Set task
In your copy, repeat the records exactly and leave out the pictures.

Supplied data
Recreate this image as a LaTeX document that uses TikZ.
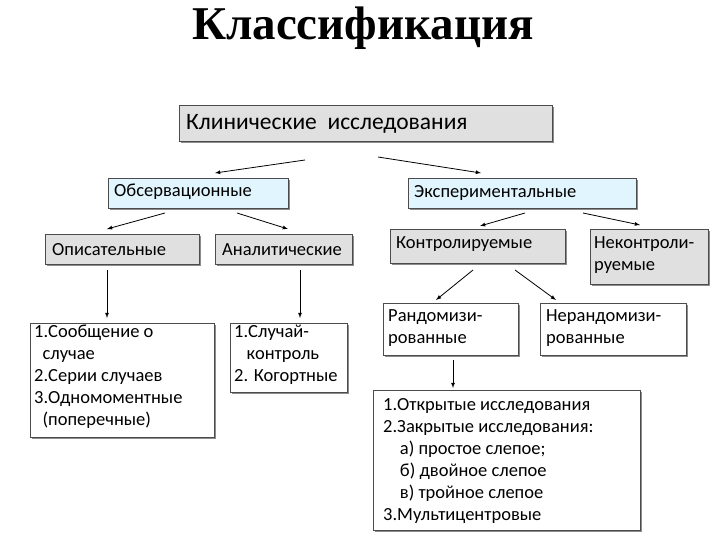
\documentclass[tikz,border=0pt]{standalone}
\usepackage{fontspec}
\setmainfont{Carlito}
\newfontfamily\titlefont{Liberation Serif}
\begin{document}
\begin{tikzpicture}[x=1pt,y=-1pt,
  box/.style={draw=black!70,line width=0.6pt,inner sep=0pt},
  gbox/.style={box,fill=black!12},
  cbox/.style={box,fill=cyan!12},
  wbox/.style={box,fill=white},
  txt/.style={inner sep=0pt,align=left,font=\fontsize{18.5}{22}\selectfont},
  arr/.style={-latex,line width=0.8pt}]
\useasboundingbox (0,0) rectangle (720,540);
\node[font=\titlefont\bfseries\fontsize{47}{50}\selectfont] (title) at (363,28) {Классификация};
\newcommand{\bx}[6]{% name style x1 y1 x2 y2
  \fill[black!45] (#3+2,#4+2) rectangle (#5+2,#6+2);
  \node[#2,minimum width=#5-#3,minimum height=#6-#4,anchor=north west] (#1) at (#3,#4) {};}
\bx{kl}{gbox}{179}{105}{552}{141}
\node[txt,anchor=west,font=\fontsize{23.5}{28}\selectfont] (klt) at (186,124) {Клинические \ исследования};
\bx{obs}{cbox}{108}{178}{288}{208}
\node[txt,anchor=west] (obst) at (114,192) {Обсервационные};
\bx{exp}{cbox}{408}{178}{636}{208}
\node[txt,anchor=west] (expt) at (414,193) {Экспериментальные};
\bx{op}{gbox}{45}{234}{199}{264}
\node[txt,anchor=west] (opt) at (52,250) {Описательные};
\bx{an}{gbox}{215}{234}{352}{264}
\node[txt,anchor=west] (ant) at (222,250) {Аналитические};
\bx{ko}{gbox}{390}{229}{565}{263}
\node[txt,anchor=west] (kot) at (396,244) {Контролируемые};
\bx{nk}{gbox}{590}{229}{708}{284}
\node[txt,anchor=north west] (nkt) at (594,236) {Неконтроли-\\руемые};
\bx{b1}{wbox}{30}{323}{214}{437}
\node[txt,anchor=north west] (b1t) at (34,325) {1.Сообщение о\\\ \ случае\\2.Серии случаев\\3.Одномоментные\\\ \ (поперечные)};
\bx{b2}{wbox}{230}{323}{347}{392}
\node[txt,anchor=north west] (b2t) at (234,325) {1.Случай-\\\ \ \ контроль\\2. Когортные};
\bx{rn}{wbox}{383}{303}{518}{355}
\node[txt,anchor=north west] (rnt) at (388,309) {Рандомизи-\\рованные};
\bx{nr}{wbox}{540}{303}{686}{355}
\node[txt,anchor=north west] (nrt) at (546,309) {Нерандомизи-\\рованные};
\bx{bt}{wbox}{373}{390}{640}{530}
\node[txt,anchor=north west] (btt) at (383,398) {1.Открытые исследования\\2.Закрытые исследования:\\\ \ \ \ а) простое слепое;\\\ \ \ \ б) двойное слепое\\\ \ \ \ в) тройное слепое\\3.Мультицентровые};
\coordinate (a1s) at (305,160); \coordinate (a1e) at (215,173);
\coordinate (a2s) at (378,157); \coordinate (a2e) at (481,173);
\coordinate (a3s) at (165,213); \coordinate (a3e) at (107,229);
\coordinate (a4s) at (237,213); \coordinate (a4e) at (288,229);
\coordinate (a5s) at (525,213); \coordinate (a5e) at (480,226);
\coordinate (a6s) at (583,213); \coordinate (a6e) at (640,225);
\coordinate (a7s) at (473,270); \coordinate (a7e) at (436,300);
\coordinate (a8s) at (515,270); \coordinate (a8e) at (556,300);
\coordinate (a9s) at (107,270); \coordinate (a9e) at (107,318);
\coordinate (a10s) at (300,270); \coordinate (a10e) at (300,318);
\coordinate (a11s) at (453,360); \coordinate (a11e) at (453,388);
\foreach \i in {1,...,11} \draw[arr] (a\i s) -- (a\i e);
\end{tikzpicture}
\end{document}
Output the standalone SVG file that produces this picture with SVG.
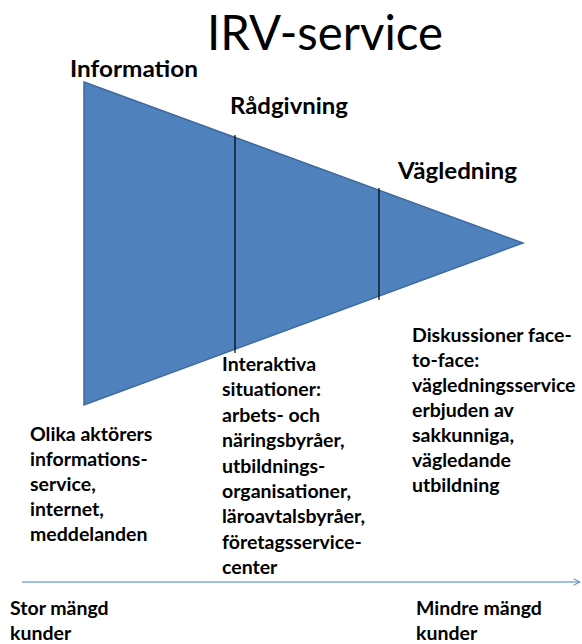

Output for this task
Recreate this image as a LaTeX document that uses TikZ.
\documentclass[tikz,border=0pt]{standalone}
\usepackage{fontspec}
\setmainfont{Carlito}
\newfontfamily\titlefont{Liberation Serif}
\begin{document}
\begin{tikzpicture}[x=1pt,y=-1pt,
  box/.style={draw=black!70,line width=0.6pt,inner sep=0pt},
  gbox/.style={box,fill=black!12},
  cbox/.style={box,fill=cyan!12},
  wbox/.style={box,fill=white},
  txt/.style={inner sep=0pt,align=left,font=\fontsize{18.5}{22}\selectfont},
  arr/.style={-latex,line width=0.8pt}]
\useasboundingbox (0,0) rectangle (720,540);
\node[font=\titlefont\bfseries\fontsize{47}{50}\selectfont] (title) at (363,28) {Классификация};
\newcommand{\bx}[6]{% name style x1 y1 x2 y2
  \fill[black!45] (#3+2,#4+2) rectangle (#5+2,#6+2);
  \node[#2,minimum width=#5-#3,minimum height=#6-#4,anchor=north west] (#1) at (#3,#4) {};}
\bx{kl}{gbox}{179}{105}{552}{141}
\node[txt,anchor=west,font=\fontsize{23.5}{28}\selectfont] (klt) at (186,124) {Клинические \ исследования};
\bx{obs}{cbox}{108}{178}{288}{208}
\node[txt,anchor=west] (obst) at (114,192) {Обсервационные};
\bx{exp}{cbox}{408}{178}{636}{208}
\node[txt,anchor=west] (expt) at (414,193) {Экспериментальные};
\bx{op}{gbox}{45}{234}{199}{264}
\node[txt,anchor=west] (opt) at (52,250) {Описательные};
\bx{an}{gbox}{215}{234}{352}{264}
\node[txt,anchor=west] (ant) at (222,250) {Аналитические};
\bx{ko}{gbox}{390}{229}{565}{263}
\node[txt,anchor=west] (kot) at (396,244) {Контролируемые};
\bx{nk}{gbox}{590}{229}{708}{284}
\node[txt,anchor=north west] (nkt) at (594,236) {Неконтроли-\\руемые};
\bx{b1}{wbox}{30}{323}{214}{437}
\node[txt,anchor=north west] (b1t) at (34,325) {1.Сообщение о\\\ \ случае\\2.Серии случаев\\3.Одномоментные\\\ \ (поперечные)};
\bx{b2}{wbox}{230}{323}{347}{392}
\node[txt,anchor=north west] (b2t) at (234,325) {1.Случай-\\\ \ \ контроль\\2. Когортные};
\bx{rn}{wbox}{383}{303}{518}{355}
\node[txt,anchor=north west] (rnt) at (388,309) {Рандомизи-\\рованные};
\bx{nr}{wbox}{540}{303}{686}{355}
\node[txt,anchor=north west] (nrt) at (546,309) {Нерандомизи-\\рованные};
\bx{bt}{wbox}{373}{390}{640}{530}
\node[txt,anchor=north west] (btt) at (383,398) {1.Открытые исследования\\2.Закрытые исследования:\\\ \ \ \ а) простое слепое;\\\ \ \ \ б) двойное слепое\\\ \ \ \ в) тройное слепое\\3.Мультицентровые};
\coordinate (a1s) at (305,160); \coordinate (a1e) at (215,173);
\coordinate (a2s) at (378,157); \coordinate (a2e) at (481,173);
\coordinate (a3s) at (165,213); \coordinate (a3e) at (107,229);
\coordinate (a4s) at (237,213); \coordinate (a4e) at (288,229);
\coordinate (a5s) at (525,213); \coordinate (a5e) at (480,226);
\coordinate (a6s) at (583,213); \coordinate (a6e) at (640,225);
\coordinate (a7s) at (473,270); \coordinate (a7e) at (436,300);
\coordinate (a8s) at (515,270); \coordinate (a8e) at (556,300);
\coordinate (a9s) at (107,270); \coordinate (a9e) at (107,318);
\coordinate (a10s) at (300,270); \coordinate (a10e) at (300,318);
\coordinate (a11s) at (453,360); \coordinate (a11e) at (453,388);
\foreach \i in {1,...,11} \draw[arr] (a\i s) -- (a\i e);
\end{tikzpicture}
\end{document}
Output the standalone SVG file that produces this picture with SVG.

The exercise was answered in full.